> _Data_:
----------

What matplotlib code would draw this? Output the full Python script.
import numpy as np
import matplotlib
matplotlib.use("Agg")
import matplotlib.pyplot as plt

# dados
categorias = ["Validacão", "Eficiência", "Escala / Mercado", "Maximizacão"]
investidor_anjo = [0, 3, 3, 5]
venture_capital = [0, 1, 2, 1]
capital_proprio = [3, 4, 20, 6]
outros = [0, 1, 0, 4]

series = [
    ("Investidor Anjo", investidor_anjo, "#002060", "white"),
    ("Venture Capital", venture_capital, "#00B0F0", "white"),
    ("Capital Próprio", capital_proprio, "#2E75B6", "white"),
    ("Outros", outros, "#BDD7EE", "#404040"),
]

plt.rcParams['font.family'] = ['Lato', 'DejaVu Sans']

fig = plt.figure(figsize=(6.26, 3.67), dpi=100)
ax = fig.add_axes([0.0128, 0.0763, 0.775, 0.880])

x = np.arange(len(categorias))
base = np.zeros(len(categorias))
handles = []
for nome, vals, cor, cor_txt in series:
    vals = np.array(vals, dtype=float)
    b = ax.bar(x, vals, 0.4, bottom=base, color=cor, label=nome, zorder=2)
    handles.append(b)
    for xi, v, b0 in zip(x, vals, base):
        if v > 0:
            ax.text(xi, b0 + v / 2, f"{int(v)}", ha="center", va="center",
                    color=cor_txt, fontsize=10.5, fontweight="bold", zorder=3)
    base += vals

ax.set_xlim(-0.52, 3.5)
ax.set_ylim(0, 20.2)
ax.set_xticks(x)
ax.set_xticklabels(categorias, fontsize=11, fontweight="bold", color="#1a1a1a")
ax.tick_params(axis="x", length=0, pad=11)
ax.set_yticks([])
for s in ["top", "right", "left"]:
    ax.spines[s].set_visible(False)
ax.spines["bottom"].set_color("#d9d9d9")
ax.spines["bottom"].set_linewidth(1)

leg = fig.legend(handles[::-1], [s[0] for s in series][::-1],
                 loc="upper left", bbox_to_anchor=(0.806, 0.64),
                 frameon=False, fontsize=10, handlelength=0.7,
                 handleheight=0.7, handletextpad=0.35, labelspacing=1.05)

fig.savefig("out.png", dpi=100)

----------

> _Short task_:
Select the lines in this material that hold the word "matplotlib", leaving none out.

> _Full response_:
What matplotlib code would draw this? Output the full Python script.
import matplotlib
matplotlib.use("Agg")
import matplotlib.pyplot as plt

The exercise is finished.